Work required:
Give the material once more, word for word, without any images.

Information shown:
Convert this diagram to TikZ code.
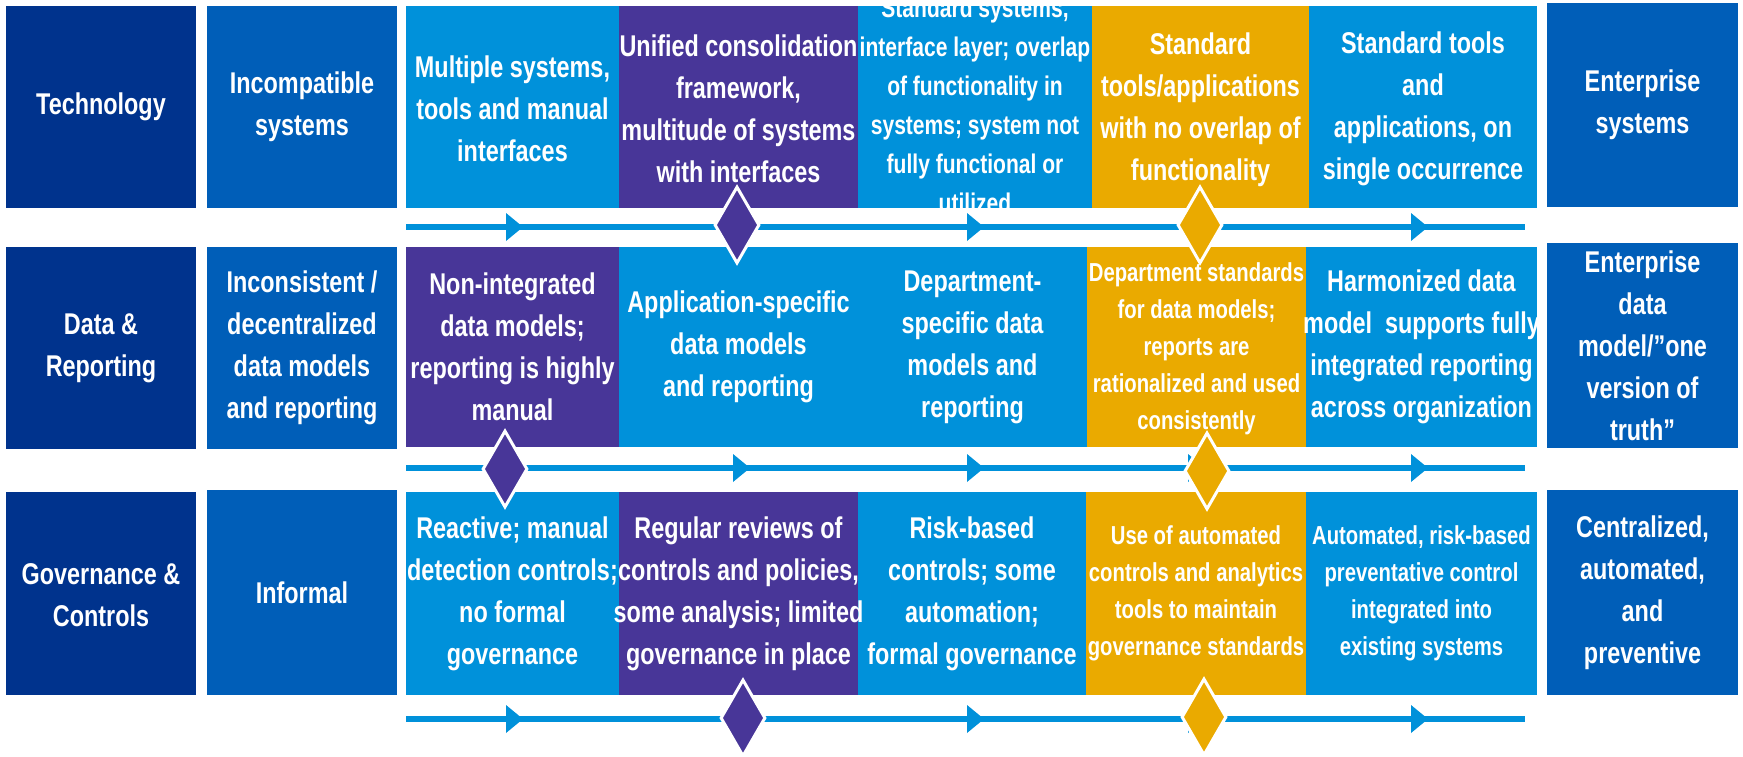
\documentclass[tikz,border=0pt]{standalone}
\usepackage{fontspec}
\setmainfont{Liberation Sans}[FakeStretch=0.78]
\usetikzlibrary{shapes.geometric}

\definecolor{kNavy}{RGB}{0,51,141}
\definecolor{kMid}{RGB}{0,94,184}
\definecolor{kSky}{RGB}{0,145,218}
\definecolor{kViolet}{RGB}{72,54,152}
\definecolor{kGold}{RGB}{234,170,0}

\begin{document}
\begin{tikzpicture}[x=1pt,y=-1pt,
  cell/.style={rectangle, inner sep=0pt, outer sep=0pt, draw=none},
  lbl/.style={text=white, align=center, inner sep=0pt, font=\bfseries\fontsize{30}{42}\selectfont},
  lblM/.style={lbl, font=\bfseries\fontsize{27}{39}\selectfont},
  lblS/.style={lbl, font=\bfseries\fontsize{26}{37}\selectfont},
  tline/.style={draw=kSky, line width=6pt},
  headfill/.style={fill=kSky},
  mstone/.style={diamond, draw=white, line width=3pt, minimum width=45pt, minimum height=77pt, inner sep=0pt}
]
\useasboundingbox (0,0) rectangle (1743,757);

% ---------------- row 1: Technology ----------------
\node[cell, fill=kNavy,   minimum width=190pt, minimum height=202pt] (lab1) at (101,107) {};
\node[cell, fill=kMid,    minimum width=190pt, minimum height=202pt] (cur1) at (302,107) {};
\node[cell, fill=kSky,    minimum width=213pt, minimum height=202pt] (s11) at (512.5,107) {};
\node[cell, fill=kViolet, minimum width=239pt, minimum height=202pt] (s12) at (738.5,107) {};
\node[cell, fill=kSky,    minimum width=234pt, minimum height=202pt] (s13) at (975,107) {};
\node[cell, fill=kGold,   minimum width=217pt, minimum height=202pt] (s14) at (1200.5,107) {};
\node[cell, fill=kSky,    minimum width=228pt, minimum height=202pt] (s15) at (1423,107) {};
\node[cell, fill=kMid,    minimum width=191pt, minimum height=204pt] (tgt1) at (1642.5,105) {};

% ---------------- row 2: Data & Reporting ----------------
\node[cell, fill=kNavy,   minimum width=190pt, minimum height=202pt] (lab2) at (101,348) {};
\node[cell, fill=kMid,    minimum width=190pt, minimum height=202pt] (cur2) at (302,348) {};
\node[cell, fill=kViolet, minimum width=213pt, minimum height=200pt] (s21) at (512.5,347) {};
\node[cell, fill=kSky,    minimum width=239pt, minimum height=200pt] (s22) at (738.5,347) {};
\node[cell, fill=kSky,    minimum width=229pt, minimum height=200pt] (s23) at (972.5,347) {};
\node[cell, fill=kGold,   minimum width=219pt, minimum height=200pt] (s24) at (1196.5,347) {};
\node[cell, fill=kSky,    minimum width=231pt, minimum height=200pt] (s25) at (1421.5,347) {};
\node[cell, fill=kMid,    minimum width=191pt, minimum height=205pt] (tgt2) at (1642.5,345.5) {};

% ---------------- row 3: Governance & Controls ----------------
\node[cell, fill=kNavy,   minimum width=190pt, minimum height=203pt] (lab3) at (101,593.5) {};
\node[cell, fill=kMid,    minimum width=190pt, minimum height=205pt] (cur3) at (302,592.5) {};
\node[cell, fill=kSky,    minimum width=213pt, minimum height=203pt] (s31) at (512.5,593.5) {};
\node[cell, fill=kViolet, minimum width=239pt, minimum height=203pt] (s32) at (738.5,593.5) {};
\node[cell, fill=kSky,    minimum width=228pt, minimum height=203pt] (s33) at (972,593.5) {};
\node[cell, fill=kGold,   minimum width=220pt, minimum height=203pt] (s34) at (1196,593.5) {};
\node[cell, fill=kSky,    minimum width=231pt, minimum height=203pt] (s35) at (1421.5,593.5) {};
\node[cell, fill=kMid,    minimum width=191pt, minimum height=205pt] (tgt3) at (1642.5,592.5) {};

% ---------------- texts ----------------
\node[lbl] (lab1t) at (lab1.center) {Technology};
\node[lbl] (cur1t) at (cur1.center) {Incompatible\\systems};
\node[lbl] (s11t) at ([yshift=-2pt]s11.center) {Multiple systems,\\tools and manual\\interfaces};
\node[lbl] (s12t) at ([yshift=-2pt]s12.center) {Unified consolidation\\framework,\\multitude of systems\\with interfaces};
\begin{scope}
  \clip (s13.south west) rectangle (s13.north east);
  \node[lblM] (s13t) at ([yshift=2pt]s13.center) {Standard systems,\\interface layer; overlap\\of functionality in\\systems; system not\\fully functional or\\utilized};
\end{scope}
\node[lbl] (s14t) at ([yshift=-3pt]s14.center) {Standard\\tools/applications\\with no overlap of\\functionality};
\node[lbl] (s15t) at ([yshift=-2pt]s15.center) {Standard tools\\and\\applications, on\\single occurrence};
\node[lbl] (tgt1t) at (tgt1.center) {Enterprise\\systems};

\node[lbl] (lab2t) at (lab2.center) {Data \&\\Reporting};
\node[lbl] (cur2t) at (cur2.center) {Inconsistent /\\decentralized\\data models\\and reporting};
\node[lbl] (s21t) at (s21.center) {Non-integrated\\data models;\\reporting is highly\\manual};
\node[lbl] (s22t) at (s22.center) {Application-specific\\data models\\and reporting};
\node[lbl] (s23t) at (s23.center) {Department-\\specific data\\models and\\reporting};
\node[lblS] (s24t) at ([yshift=-2pt]s24.center) {Department standards\\for data models;\\reports are\\rationalized and used\\consistently};
\node[lbl] (s25t) at (s25.center) {Harmonized data\\model\ \ supports fully\\integrated reporting\\across organization};
\node[lbl] (tgt2t) at (tgt2.center) {Enterprise\\data\\model/”one\\version of\\truth”};

\node[lbl] (lab3t) at ([yshift=-2pt]lab3.center) {Governance \&\\Controls};
\node[lbl] (cur3t) at (cur3.center) {Informal};
\node[lbl] (s31t) at (s31.center) {Reactive; manual\\detection controls;\\no formal\\governance};
\node[lbl] (s32t) at (s32.center) {Regular reviews of\\controls and policies,\\some analysis; limited\\governance in place};
\node[lbl] (s33t) at (s33.center) {Risk-based\\controls; some\\automation;\\formal governance};
\node[lblS] (s34t) at (s34.center) {Use of automated\\controls and analytics\\tools to maintain\\governance standards};
\node[lblS] (s35t) at (s35.center) {Automated, risk-based\\preventative control\\integrated into\\existing systems};
\node[lbl] (tgt3t) at (tgt3.center) {Centralized,\\automated,\\and\\preventive};

% ---------------- timelines with arrowheads ----------------
\coordinate (a1) at (406,227);  \coordinate (b1) at (1525,227);
\coordinate (a2) at (406,468);  \coordinate (b2) at (1525,468);
\coordinate (a3) at (406,719);  \coordinate (b3) at (1525,719);
\draw[tline] (a1) -- (b1);
\draw[tline] (a2) -- (b2);
\draw[tline] (a3) -- (b3);
\foreach \yy in {227,468,719}{
  \foreach \xx in {506,733,967,1188,1411}{
    \fill[headfill] (\xx,\yy-14) -- (\xx+17,\yy) -- (\xx,\yy+14) -- cycle;
  }
}

% ---------------- milestones ----------------
\node[mstone, fill=kViolet] (m11) at (737,225) {};
\node[mstone, fill=kGold]   (m12) at (1200,225) {};
\node[mstone, fill=kViolet] (m21) at (505,469) {};
\node[mstone, fill=kGold]   (m22) at (1207,471) {};
\node[mstone, fill=kViolet] (m31) at (743,718) {};
\node[mstone, fill=kGold]   (m32) at (1204,717) {};
\end{tikzpicture}
\end{document}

Exercise response:
Convert this diagram to TikZ code.
\documentclass[tikz,border=0pt]{standalone}
\usepackage{fontspec}
\setmainfont{Liberation Sans}[FakeStretch=0.78]
\usetikzlibrary{shapes.geometric}

\definecolor{kNavy}{RGB}{0,51,141}
\definecolor{kMid}{RGB}{0,94,184}
\definecolor{kSky}{RGB}{0,145,218}
\definecolor{kViolet}{RGB}{72,54,152}
\definecolor{kGold}{RGB}{234,170,0}

\begin{document}
\begin{tikzpicture}[x=1pt,y=-1pt,
  cell/.style={rectangle, inner sep=0pt, outer sep=0pt, draw=none},
  lbl/.style={text=white, align=center, inner sep=0pt, font=\bfseries\fontsize{30}{42}\selectfont},
  lblM/.style={lbl, font=\bfseries\fontsize{27}{39}\selectfont},
  lblS/.style={lbl, font=\bfseries\fontsize{26}{37}\selectfont},
  tline/.style={draw=kSky, line width=6pt},
  headfill/.style={fill=kSky},
  mstone/.style={diamond, draw=white, line width=3pt, minimum width=45pt, minimum height=77pt, inner sep=0pt}
]
\useasboundingbox (0,0) rectangle (1743,757);

% ---------------- row 1: Technology ----------------
\node[cell, fill=kNavy,   minimum width=190pt, minimum height=202pt] (lab1) at (101,107) {};
\node[cell, fill=kMid,    minimum width=190pt, minimum height=202pt] (cur1) at (302,107) {};
\node[cell, fill=kSky,    minimum width=213pt, minimum height=202pt] (s11) at (512.5,107) {};
\node[cell, fill=kViolet, minimum width=239pt, minimum height=202pt] (s12) at (738.5,107) {};
\node[cell, fill=kSky,    minimum width=234pt, minimum height=202pt] (s13) at (975,107) {};
\node[cell, fill=kGold,   minimum width=217pt, minimum height=202pt] (s14) at (1200.5,107) {};
\node[cell, fill=kSky,    minimum width=228pt, minimum height=202pt] (s15) at (1423,107) {};
\node[cell, fill=kMid,    minimum width=191pt, minimum height=204pt] (tgt1) at (1642.5,105) {};

% ---------------- row 2: Data & Reporting ----------------
\node[cell, fill=kNavy,   minimum width=190pt, minimum height=202pt] (lab2) at (101,348) {};
\node[cell, fill=kMid,    minimum width=190pt, minimum height=202pt] (cur2) at (302,348) {};
\node[cell, fill=kViolet, minimum width=213pt, minimum height=200pt] (s21) at (512.5,347) {};
\node[cell, fill=kSky,    minimum width=239pt, minimum height=200pt] (s22) at (738.5,347) {};
\node[cell, fill=kSky,    minimum width=229pt, minimum height=200pt] (s23) at (972.5,347) {};
\node[cell, fill=kGold,   minimum width=219pt, minimum height=200pt] (s24) at (1196.5,347) {};
\node[cell, fill=kSky,    minimum width=231pt, minimum height=200pt] (s25) at (1421.5,347) {};
\node[cell, fill=kMid,    minimum width=191pt, minimum height=205pt] (tgt2) at (1642.5,345.5) {};

% ---------------- row 3: Governance & Controls ----------------
\node[cell, fill=kNavy,   minimum width=190pt, minimum height=203pt] (lab3) at (101,593.5) {};
\node[cell, fill=kMid,    minimum width=190pt, minimum height=205pt] (cur3) at (302,592.5) {};
\node[cell, fill=kSky,    minimum width=213pt, minimum height=203pt] (s31) at (512.5,593.5) {};
\node[cell, fill=kViolet, minimum width=239pt, minimum height=203pt] (s32) at (738.5,593.5) {};
\node[cell, fill=kSky,    minimum width=228pt, minimum height=203pt] (s33) at (972,593.5) {};
\node[cell, fill=kGold,   minimum width=220pt, minimum height=203pt] (s34) at (1196,593.5) {};
\node[cell, fill=kSky,    minimum width=231pt, minimum height=203pt] (s35) at (1421.5,593.5) {};
\node[cell, fill=kMid,    minimum width=191pt, minimum height=205pt] (tgt3) at (1642.5,592.5) {};

% ---------------- texts ----------------
\node[lbl] (lab1t) at (lab1.center) {Technology};
\node[lbl] (cur1t) at (cur1.center) {Incompatible\\systems};
\node[lbl] (s11t) at ([yshift=-2pt]s11.center) {Multiple systems,\\tools and manual\\interfaces};
\node[lbl] (s12t) at ([yshift=-2pt]s12.center) {Unified consolidation\\framework,\\multitude of systems\\with interfaces};
\begin{scope}
  \clip (s13.south west) rectangle (s13.north east);
  \node[lblM] (s13t) at ([yshift=2pt]s13.center) {Standard systems,\\interface layer; overlap\\of functionality in\\systems; system not\\fully functional or\\utilized};
\end{scope}
\node[lbl] (s14t) at ([yshift=-3pt]s14.center) {Standard\\tools/applications\\with no overlap of\\functionality};
\node[lbl] (s15t) at ([yshift=-2pt]s15.center) {Standard tools\\and\\applications, on\\single occurrence};
\node[lbl] (tgt1t) at (tgt1.center) {Enterprise\\systems};

\node[lbl] (lab2t) at (lab2.center) {Data \&\\Reporting};
\node[lbl] (cur2t) at (cur2.center) {Inconsistent /\\decentralized\\data models\\and reporting};
\node[lbl] (s21t) at (s21.center) {Non-integrated\\data models;\\reporting is highly\\manual};
\node[lbl] (s22t) at (s22.center) {Application-specific\\data models\\and reporting};
\node[lbl] (s23t) at (s23.center) {Department-\\specific data\\models and\\reporting};
\node[lblS] (s24t) at ([yshift=-2pt]s24.center) {Department standards\\for data models;\\reports are\\rationalized and used\\consistently};
\node[lbl] (s25t) at (s25.center) {Harmonized data\\model\ \ supports fully\\integrated reporting\\across organization};
\node[lbl] (tgt2t) at (tgt2.center) {Enterprise\\data\\model/”one\\version of\\truth”};

\node[lbl] (lab3t) at ([yshift=-2pt]lab3.center) {Governance \&\\Controls};
\node[lbl] (cur3t) at (cur3.center) {Informal};
\node[lbl] (s31t) at (s31.center) {Reactive; manual\\detection controls;\\no formal\\governance};
\node[lbl] (s32t) at (s32.center) {Regular reviews of\\controls and policies,\\some analysis; limited\\governance in place};
\node[lbl] (s33t) at (s33.center) {Risk-based\\controls; some\\automation;\\formal governance};
\node[lblS] (s34t) at (s34.center) {Use of automated\\controls and analytics\\tools to maintain\\governance standards};
\node[lblS] (s35t) at (s35.center) {Automated, risk-based\\preventative control\\integrated into\\existing systems};
\node[lbl] (tgt3t) at (tgt3.center) {Centralized,\\automated,\\and\\preventive};

% ---------------- timelines with arrowheads ----------------
\coordinate (a1) at (406,227);  \coordinate (b1) at (1525,227);
\coordinate (a2) at (406,468);  \coordinate (b2) at (1525,468);
\coordinate (a3) at (406,719);  \coordinate (b3) at (1525,719);
\draw[tline] (a1) -- (b1);
\draw[tline] (a2) -- (b2);
\draw[tline] (a3) -- (b3);
\foreach \yy in {227,468,719}{
  \foreach \xx in {506,733,967,1188,1411}{
    \fill[headfill] (\xx,\yy-14) -- (\xx+17,\yy) -- (\xx,\yy+14) -- cycle;
  }
}

% ---------------- milestones ----------------
\node[mstone, fill=kViolet] (m11) at (737,225) {};
\node[mstone, fill=kGold]   (m12) at (1200,225) {};
\node[mstone, fill=kViolet] (m21) at (505,469) {};
\node[mstone, fill=kGold]   (m22) at (1207,471) {};
\node[mstone, fill=kViolet] (m31) at (743,718) {};
\node[mstone, fill=kGold]   (m32) at (1204,717) {};
\end{tikzpicture}
\end{document}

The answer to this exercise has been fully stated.